First driverless shuttle in Las Vegas crashes on first day while shuttling passengers

Well, “First driverless shuttle in Las Vegas is crashed into while stationary under circumstances where a human driver would have likely prevented the crash on first day while shuttling passengers.”

But I think was this incident demonstrates is that we should expect that while AI might end up being better than humans drivers, it is going to be different than human drivers. There will be scenarios that the vast majority of human drivers succeed in that for some reason AIs fail in. Like those adversarial perturbations of visuals; we might not even see what was done but they cause an AI to totally misinterpret the data.

Driverless cars could reduce accidents by 50% or 90%, but some of accidents they do get into will seems inexplicable, like a human driver would never be in that situation.

What concerns me about this situation is that apparently the algorithm really doesn’t account for someone else driving aggressively and badly. The AI didn’t think that a vehicle would just slowly back into it. In driving, like in pretty much everything else, some people are aggressive assholes who just assume that other people will get out of their way (often figuratively, but in driving sometimes literally). Maybe we’d be a better society in the long run if we didn’t so consistently get out of the way for these people, but in the short run it would cause enough strife (or car accidents) that we keep rewarding a certain amount of belligerence. If, instead, we program the AIs to give way the same way the human drivers do, that rewards bad driver further by making it more predictable how much leeway you’ll be given.

Right now there is a balance of power between an aggressive asshole driver and a person who accommodates them. Being more willing to get into a confrontation (or accident) gives you a certain amount of room to shove another person around, but that room does have its limits, and both parties are constantly gauging those limits.

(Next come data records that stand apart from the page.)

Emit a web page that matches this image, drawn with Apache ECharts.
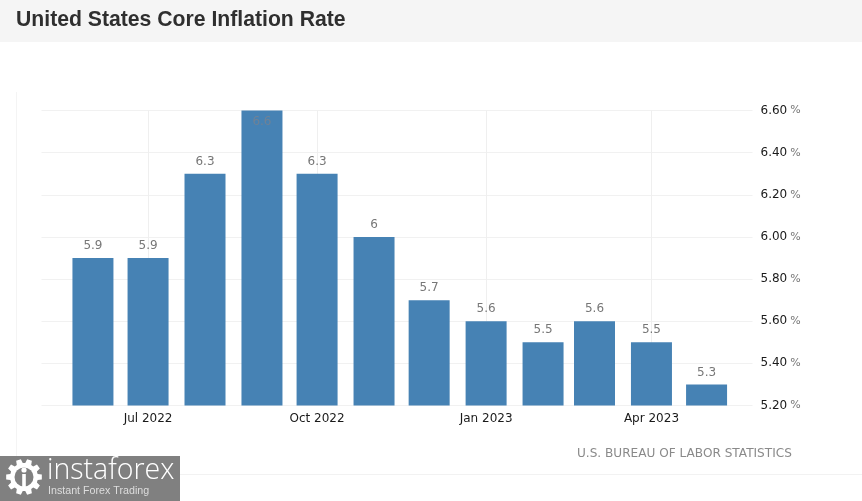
<!DOCTYPE html>
<html><head><meta charset="utf-8">
<style>html,body{margin:0;padding:0;background:#fff}#c{width:862px;height:501px}</style>
<script src="https://cdn.jsdelivr.net/npm/echarts@6/dist/echarts.min.js"></script>
</head><body><div id="c"></div>
<script>
const months = ['2022-06-01','2022-07-01','2022-08-01','2022-09-01','2022-10-01','2022-11-01','2022-12-01','2023-01-01','2023-02-01','2023-03-01','2023-04-01','2023-05-01'];
const values = [5.9,5.9,6.3,6.6,6.3,6,5.7,5.6,5.5,5.6,5.5,5.3];
const tickDates = ['2022-07-01','2022-10-01','2023-01-01','2023-04-01'];
const tickLabels = ['Jul 2022','Oct 2022','Jan 2023','Apr 2023'];
const titleText = 'United States Core Inflation Rate';
const sourceText = 'U.S. BUREAU OF LABOR STATISTICS';
const axisStart = '2022-05-04', axisEnd = '2023-05-26';
const yMin = 5.2, yMax = 6.6, yStep = 0.2;

const ts = s => Date.parse(s + 'T00:00:00Z');
const tickTs = tickDates.map(ts);
const font = '"DejaVu Sans"';
const chart = echarts.init(document.getElementById('c'), null, {renderer:'canvas'});

function gearShape(cx, cy, rOut, rIn, teeth){
  const pts = [];
  for (let i = 0; i < teeth; i++){
    const a = i / teeth * Math.PI * 2, w = Math.PI / teeth * 0.55;
    pts.push([cx + rIn*Math.cos(a-w*1.3), cy + rIn*Math.sin(a-w*1.3)]);
    pts.push([cx + rOut*Math.cos(a-w*0.8), cy + rOut*Math.sin(a-w*0.8)]);
    pts.push([cx + rOut*Math.cos(a+w*0.8), cy + rOut*Math.sin(a+w*0.8)]);
    pts.push([cx + rIn*Math.cos(a+w*1.3), cy + rIn*Math.sin(a+w*1.3)]);
  }
  return pts;
}

chart.setOption({
  animation:false,
  backgroundColor:'#ffffff',
  grid:{left:41.5,right:109.5,top:110.5,bottom:95.5,containLabel:false},
  graphic:[
    {type:'rect',z:0,silent:true,shape:{x:0,y:0,width:862,height:42},style:{fill:'#f5f5f5'}},
    {type:'text',z:5,left:16,top:10,style:{text:titleText,font:'bold 21.2px "Liberation Sans"',fill:'#2f2f2f'}},
    {type:'line',z:0,shape:{x1:16.5,y1:92,x2:16.5,y2:456},style:{stroke:'#f4f4f4',lineWidth:1}},
    {type:'line',z:0,shape:{x1:180,y1:474.5,x2:862,y2:474.5},style:{stroke:'#f2f2f2',lineWidth:1}},
    {type:'text',z:5,left:577,top:448,style:{text:sourceText,font:'12.1px '+font,fill:'#8a8a8a'}},
    {type:'rect',z:6,shape:{x:0,y:456,width:180,height:45},style:{fill:'#808080'}},
    {type:'polygon',z:7,shape:{points:gearShape(24,477,18,14,10)},style:{fill:'#ffffff'}},
    {type:'circle',z:8,shape:{cx:24,cy:477,r:9.5},style:{fill:'#808080'}},
    {type:'circle',z:9,shape:{cx:24,cy:470,r:2.6},style:{fill:'#ffffff'}},
    {type:'rect',z:9,shape:{x:22.2,y:474,width:3.6,height:13},style:{fill:'#ffffff'}},
    {type:'text',z:7,left:47,top:456,style:{text:'instaforex',font:'300 28.5px "Open Sans"',fill:'#ffffff'}},
    {type:'text',z:7,left:48,top:486,style:{text:'Instant Forex Trading',font:'10.7px "Liberation Sans"',fill:'#dddddd'}}
  ],
  xAxis:{
    type:'value',
    min:ts(axisStart),max:ts(axisEnd),
    axisLine:{show:false},
    axisTick:{show:false,customValues:tickTs},
    splitLine:{show:true,lineStyle:{color:'#efefef',width:1}},
    axisLabel:{
      customValues:tickTs,
      margin:7,
      color:'#1a1a1a',
      fontFamily:font,fontSize:12,
      hideOverlap:false,
      showMinLabel:true,showMaxLabel:true,
      formatter:v=>tickLabels[tickTs.indexOf(v)] ?? ''
    }
  },
  yAxis:{
    type:'value',position:'right',min:yMin,max:yMax,interval:yStep,
    axisLine:{show:false},axisTick:{show:false},
    splitLine:{show:true,lineStyle:{color:'#f1f1f1',width:1}},
    axisLabel:{
      margin:8,
      align:'left',
      formatter:v=>`{n|${v.toFixed(2)}}{p|%}`,
      rich:{
        n:{color:'#1a1a1a',fontFamily:font,fontSize:12},
        p:{color:'#777777',fontFamily:font,fontSize:11,padding:[0,0,0,3]}
      }
    }
  },
  series:[{
    type:'bar',
    barWidth:41,
    itemStyle:{color:'#4682b4'},
    label:{show:true,position:'top',distance:6,color:'#777777',fontFamily:font,fontSize:12,formatter:p=>String(p.value[1])},
    data:months.map((m,i)=>{
      const d={value:[ts(m),values[i]]};
      if(values[i]>=yMax) d.label={position:'insideTop',distance:5,color:'#6f8296'};
      return d;
    })
  }]
});
</script></body></html>
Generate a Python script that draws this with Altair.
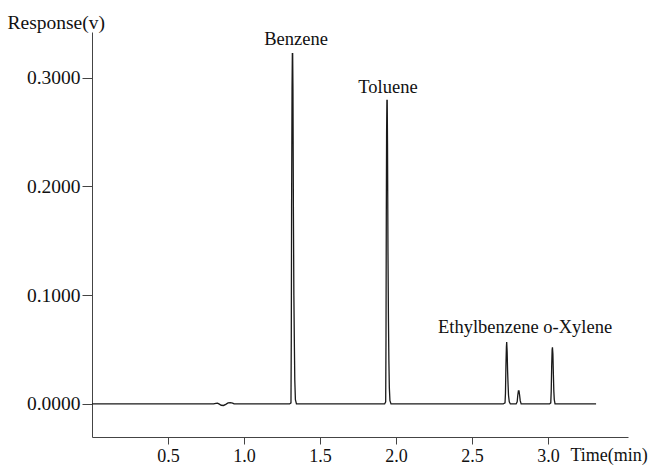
import altair as alt
import pandas as pd

# chromatogram trace (time in min, response in V)
times = [0.000, 0.800, 0.815, 0.825, 0.835, 0.850, 0.865, 0.880, 0.895, 0.910, 0.925, 0.935,
         1.300, 1.309, 1.311, 1.313, 1.316, 1.318, 1.320, 1.322, 1.325, 1.328, 1.331, 1.334, 1.338, 1.345,
         1.925, 1.932, 1.934, 1.936, 1.938, 1.940, 1.942, 1.944, 1.947, 1.950, 1.953, 1.956, 1.960, 1.967,
         2.705, 2.717, 2.720, 2.723, 2.726, 2.728, 2.731, 2.734, 2.737, 2.740, 2.745, 2.752,
         2.790, 2.797, 2.801, 2.805, 2.809, 2.813, 2.817, 2.823,
         3.010, 3.018, 3.021, 3.024, 3.027, 3.029, 3.032, 3.035, 3.038, 3.041, 3.046, 3.316]
responses = [0.0, 0.0, 0.0006, 0.0008, 0.0, -0.0012, -0.0014, -0.0004, 0.0010, 0.0012, 0.0008, 0.0,
             0.000, 0.001, 0.060, 0.180, 0.290, 0.322, 0.322, 0.289, 0.175, 0.100, 0.058, 0.022, 0.004, 0.000,
             0.000, 0.002, 0.060, 0.170, 0.250, 0.279, 0.279, 0.240, 0.140, 0.080, 0.040, 0.015, 0.003, 0.000,
             0.000, 0.001, 0.010, 0.035, 0.052, 0.057, 0.048, 0.030, 0.018, 0.008, 0.002, 0.000,
             0.000, 0.002, 0.008, 0.012, 0.012, 0.008, 0.003, 0.000,
             0.000, 0.001, 0.012, 0.035, 0.050, 0.052, 0.046, 0.028, 0.012, 0.004, 0.000, 0.000]

# peak labels
label_text = ["Benzene", "Toluene", "Ethylbenzene o-Xylene"]
label_time = [1.342, 1.947, 2.849]
label_resp = [0.330, 0.286, 0.0653]

x_ticks = [0.5, 1.0, 1.5, 2.0, 2.5, 3.0]
y_ticks = [0.0, 0.1, 0.2, 0.3]

trace = pd.DataFrame({"t": times, "r": responses})
labels = pd.DataFrame({"label": label_text, "t": label_time, "r": label_resp})

FONT = "Liberation Serif"

xscale = alt.Scale(domain=[0, 3.526], nice=False, zero=False)
yscale = alt.Scale(domain=[-0.0304, 0.342], nice=False, zero=False)

line = alt.Chart(trace).mark_line(color="#1a1a1a", strokeWidth=1.3, interpolate="linear").encode(
    x=alt.X("t:Q", scale=xscale,
            axis=alt.Axis(values=x_ticks, format=".1f", title="Time(min)", grid=False,
                          tickSize=7, labelPadding=3, labelFontSize=18,
                          titleAnchor="start", titleAlign="left", titleX=478, titleY=23,
                          titleBaseline="alphabetic", titleFontWeight="normal", titleFontSize=18)),
    y=alt.Y("r:Q", scale=yscale,
            axis=alt.Axis(values=y_ticks, format=".4f", title="Response(v)", grid=False,
                          tickSize=10, labelPadding=2, labelFontSize=19.5,
                          titleAngle=0, titleAlign="left", titleX=-85, titleY=-4,
                          titleBaseline="alphabetic", titleFontWeight="normal", titleFontSize=19.5)),
)

text = alt.Chart(labels).mark_text(font=FONT, fontSize=18.5, color="#111", align="center",
                                   baseline="alphabetic").encode(
    x=alt.X("t:Q", scale=xscale),
    y=alt.Y("r:Q", scale=yscale),
    text="label:N",
)

chart = (line + text).properties(
    width=536, height=405,
    autosize=alt.AutoSizeParams(type="none"),
    padding={"left": 92, "top": 32, "right": 25, "bottom": 28},
    background="white",
).configure_view(stroke=None).configure_axis(
    labelFont=FONT, titleFont=FONT, labelColor="#111", titleColor="#111",
    domainColor="#444", tickColor="#444", domainWidth=1, tickWidth=1,
)

chart.save("out.html", embed_options={"renderer": "svg", "actions": False})
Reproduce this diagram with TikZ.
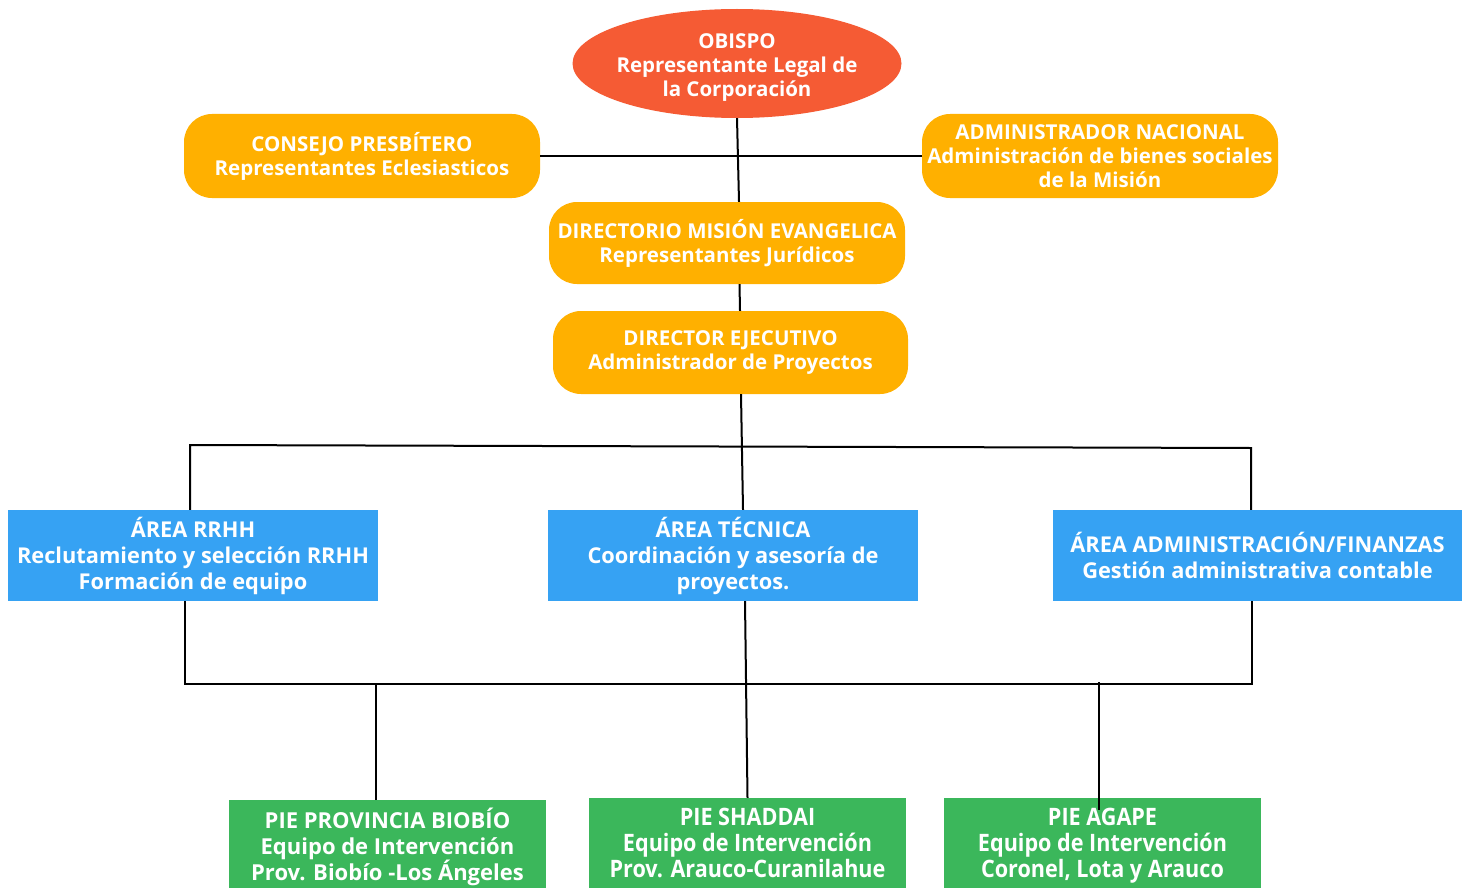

In order drive on the roads as they are, you need to make social judgments about power, and I think that’s probably way out of scope for the AI. That means that other people’s guesses about how an AI will act will be wrong. It’s the sort of thing that in the short run could increase accidents. So I think it’s too simple to say that the AI isn’t at fault because a human driver in the same situation wouldn’t have been at fault. I think it’s too simple to say that AIs are better drivers than many humans. There is going to be a transition from not having AIs on the road to having many or mostly AIs. I think that pointing out that humans are also bad drivers is papering over how painful that might be.

Some of the worst, dangerous drivers largely think they are very good drivers. We may be headed for a future where the only cars on the road are well behaved AIs and crazy aggressive assholes.